Xavier Velasco
Ni hablar, el aparato tiene su sex appeal. Ya lo sabía mi abuela durante su temprana juventud, cuando para poder atender a las ardientes llamadas de ese novio secreto que ya entonces pujaba por hacerse mi abuelo, debía meter pedazos de algodón entre los timbres, de modo que sólo ella pudiese advertir las vibraciones mudas del aparato. No sé con qué frecuencia timbraría el teléfono en aquella casa, pero imagino ya las taquicardias que se desatarían a cada nuevo ring-ring, que sonaría a rrr-rrr una vez aplicado el mute analógico. Sabrá el diablo si al cabo vine al mundo también por las bondades de ese aparato.
Ningún timbre genera la incertidumbre alegre y esperanzadora propia del teléfono. Cierta vez, al atardecer de un domingo largo y hueco, agonizaba yo en la sala de mi casa -inflamado de aquella terquedad masoquista según la cual tal es la hora cero para los suicidas- cuando un súbito ring-ring acudió a rescatarme de la nada. Antes de levantar el auricular -no había identificadores, ni cosa semejante, y hasta los policías en las películas solían pasarlas negras para intentar rastrear una llamada- ya tenía un esbozo de lista mental con mis expectativas más acariciadas. Las guapas, las simpáticas, los secuaces, los cómplices, cualquiera finalmente sería bienvenido. Para mi desazón instantánea, la voz al otro lado pertenecía a un promotor universitario que llamaba para informarme de las actividades culturales de su dependencia. ¡El domingo a las siete, válgame la chingada! ¿Qué iba a hacer? ¿Insultarlo o colgarle? Debe de haberme dado tanta piedad el infeliz que lo escuché hasta el fin de su perorata. Me preguntaba, en tanto, cuan jodido tenía que estar el promotor sin rostro para darse a espantar de tan triste manera a los fantasmas del domingo en la tarde. Y en cuanto a mí, ni hablar; había vuelto al hoyo, sólo que más abajo. Una vez que colgamos, me ganó la risa. Carcajadas inesperadamente contentas. Irónicas. Sardónicas.
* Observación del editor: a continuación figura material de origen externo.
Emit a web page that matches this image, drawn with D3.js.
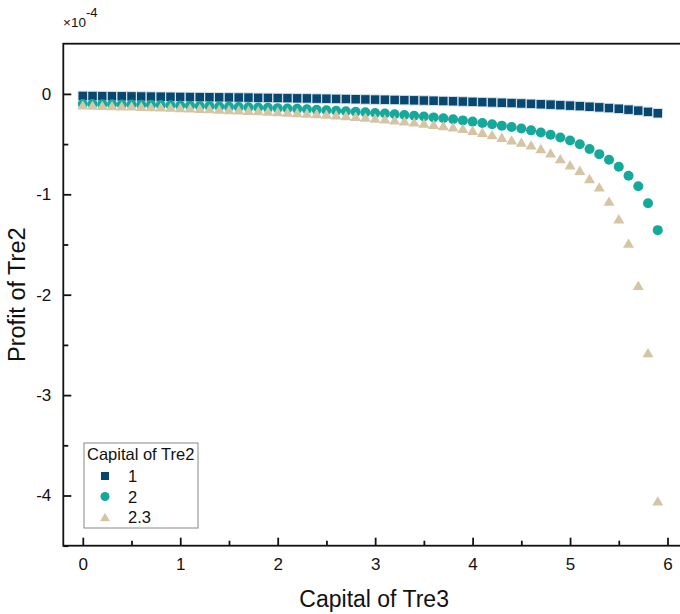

El ring-ring, al final, me había rescatado.
En alguna medida todo eso se acabó con el arribo del marketing telefónico. Esto es, desde que los primeros mercachifles se asumieron con el derecho a invadir la privacidad ajena mediante la utilización abusiva de voces humanoides resueltas a vender servicios y productos nunca solicitados, mediante peroratas cuyo solo sonsonete invita a remitirlos al carajo que en silla coja los parió. En un principio lo intenté todo, de indignarme a tratar de indignarlos, con lo cual solamente conseguí que siguieran llamándome nada más para hacerme rabiar. Luego, no eran robots. Cuando al cabo entendí que no podría evitar esas llamadas abusivas -de las que sus autores, meros empleados, no eran exactamente responsables- me enseñé a limitar sus estragos a fuerza de minimizar su duración. Apenas reconozco el sonsonete, cuelgo inmediatamente. Por lo común no insisten.
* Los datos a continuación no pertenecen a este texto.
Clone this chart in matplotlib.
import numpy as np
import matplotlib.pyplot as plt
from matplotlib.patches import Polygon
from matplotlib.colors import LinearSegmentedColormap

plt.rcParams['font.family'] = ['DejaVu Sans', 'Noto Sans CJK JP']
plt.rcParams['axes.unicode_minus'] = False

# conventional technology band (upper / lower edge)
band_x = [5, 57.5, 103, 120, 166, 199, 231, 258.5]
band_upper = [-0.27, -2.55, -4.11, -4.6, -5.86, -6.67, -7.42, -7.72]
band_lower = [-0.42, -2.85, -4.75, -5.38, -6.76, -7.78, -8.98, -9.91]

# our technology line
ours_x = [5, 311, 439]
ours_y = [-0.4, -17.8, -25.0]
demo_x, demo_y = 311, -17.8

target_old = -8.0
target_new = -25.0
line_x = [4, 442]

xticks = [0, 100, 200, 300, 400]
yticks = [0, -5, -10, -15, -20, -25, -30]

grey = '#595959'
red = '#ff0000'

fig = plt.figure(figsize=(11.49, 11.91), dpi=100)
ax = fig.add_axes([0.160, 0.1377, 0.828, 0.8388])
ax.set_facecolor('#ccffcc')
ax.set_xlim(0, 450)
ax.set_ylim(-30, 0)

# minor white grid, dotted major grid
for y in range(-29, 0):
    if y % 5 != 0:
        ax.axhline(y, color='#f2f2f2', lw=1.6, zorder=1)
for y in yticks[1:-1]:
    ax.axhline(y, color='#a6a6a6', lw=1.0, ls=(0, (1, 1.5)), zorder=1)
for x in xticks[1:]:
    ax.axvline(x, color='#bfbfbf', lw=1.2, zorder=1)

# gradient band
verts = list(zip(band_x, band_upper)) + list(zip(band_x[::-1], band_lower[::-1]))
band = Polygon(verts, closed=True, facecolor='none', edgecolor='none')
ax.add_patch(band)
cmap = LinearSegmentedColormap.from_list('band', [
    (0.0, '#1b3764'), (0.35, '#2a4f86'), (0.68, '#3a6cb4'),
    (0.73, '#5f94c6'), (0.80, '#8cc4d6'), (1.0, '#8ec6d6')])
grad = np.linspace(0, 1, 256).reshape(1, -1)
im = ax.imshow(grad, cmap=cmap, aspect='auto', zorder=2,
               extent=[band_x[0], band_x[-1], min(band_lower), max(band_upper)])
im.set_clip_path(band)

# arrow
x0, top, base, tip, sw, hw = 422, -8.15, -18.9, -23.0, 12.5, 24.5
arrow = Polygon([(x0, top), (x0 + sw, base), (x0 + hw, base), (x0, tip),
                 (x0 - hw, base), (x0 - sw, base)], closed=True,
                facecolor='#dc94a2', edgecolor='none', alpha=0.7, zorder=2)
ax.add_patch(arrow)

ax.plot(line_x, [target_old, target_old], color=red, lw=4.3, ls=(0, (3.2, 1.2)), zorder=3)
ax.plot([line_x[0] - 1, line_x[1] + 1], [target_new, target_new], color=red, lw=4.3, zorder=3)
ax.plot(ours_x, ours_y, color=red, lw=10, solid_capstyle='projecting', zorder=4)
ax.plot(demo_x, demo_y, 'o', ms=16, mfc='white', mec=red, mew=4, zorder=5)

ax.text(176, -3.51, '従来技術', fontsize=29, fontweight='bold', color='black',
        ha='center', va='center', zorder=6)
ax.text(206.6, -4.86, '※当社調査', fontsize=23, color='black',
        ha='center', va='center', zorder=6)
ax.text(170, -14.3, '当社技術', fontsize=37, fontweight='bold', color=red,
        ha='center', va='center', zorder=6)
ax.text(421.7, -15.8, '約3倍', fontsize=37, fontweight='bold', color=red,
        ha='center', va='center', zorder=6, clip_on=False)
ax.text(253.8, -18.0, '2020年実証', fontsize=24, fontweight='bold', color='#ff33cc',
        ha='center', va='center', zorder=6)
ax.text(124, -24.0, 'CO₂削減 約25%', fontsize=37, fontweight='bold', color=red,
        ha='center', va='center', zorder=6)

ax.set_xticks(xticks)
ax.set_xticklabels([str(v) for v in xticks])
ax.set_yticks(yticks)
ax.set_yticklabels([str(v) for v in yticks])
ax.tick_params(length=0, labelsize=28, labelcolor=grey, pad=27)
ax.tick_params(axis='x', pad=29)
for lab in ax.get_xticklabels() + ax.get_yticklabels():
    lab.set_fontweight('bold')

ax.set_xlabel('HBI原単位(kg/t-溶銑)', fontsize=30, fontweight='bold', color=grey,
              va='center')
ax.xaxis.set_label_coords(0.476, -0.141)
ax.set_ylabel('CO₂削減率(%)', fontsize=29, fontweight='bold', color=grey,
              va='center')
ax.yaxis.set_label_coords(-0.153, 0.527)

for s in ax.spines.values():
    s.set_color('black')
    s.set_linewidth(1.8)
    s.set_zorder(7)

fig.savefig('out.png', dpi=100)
De repente son muchas, demasiadas las llamadas de paja para no arrebatar al otrora esperado ring-ring algo de su poder de seducción. Aunque no todo él, y he ahí el problema. El maldito aparato vuelve a sonar y uno, que tiene cosas mejores por hacer, se rinde a su asquerosa curiosidad y corre hacia el tirano antes de que sea tarde, en lugar de bajarle el volumen y enseñarle quién manda en esta casa. ¿Por qué no he de apagarlo, si es mío y no yo suyo? ¿Por qué no he de colgarle al androide que insiste en asestarme una nueva tarjeta de crédito? ¿Por qué debe la vida paralizarse cada vez que resuena un nuevo ring-ring? ¿Por qué la angustia cuando se descompone y el alivio no bien lo reconectan? Tal vez porque al final el ring-ring es la música más dulce de este mundo. No en balde sus efectos estupefacientes aún lo hacen confundible con uno de esos eclipses de soledad que acabaron llenando a mi abuela de nietos. Finalmente, quién puede asegurar que la vida o la muerte no se ocultan detrás del próximo ring-ring.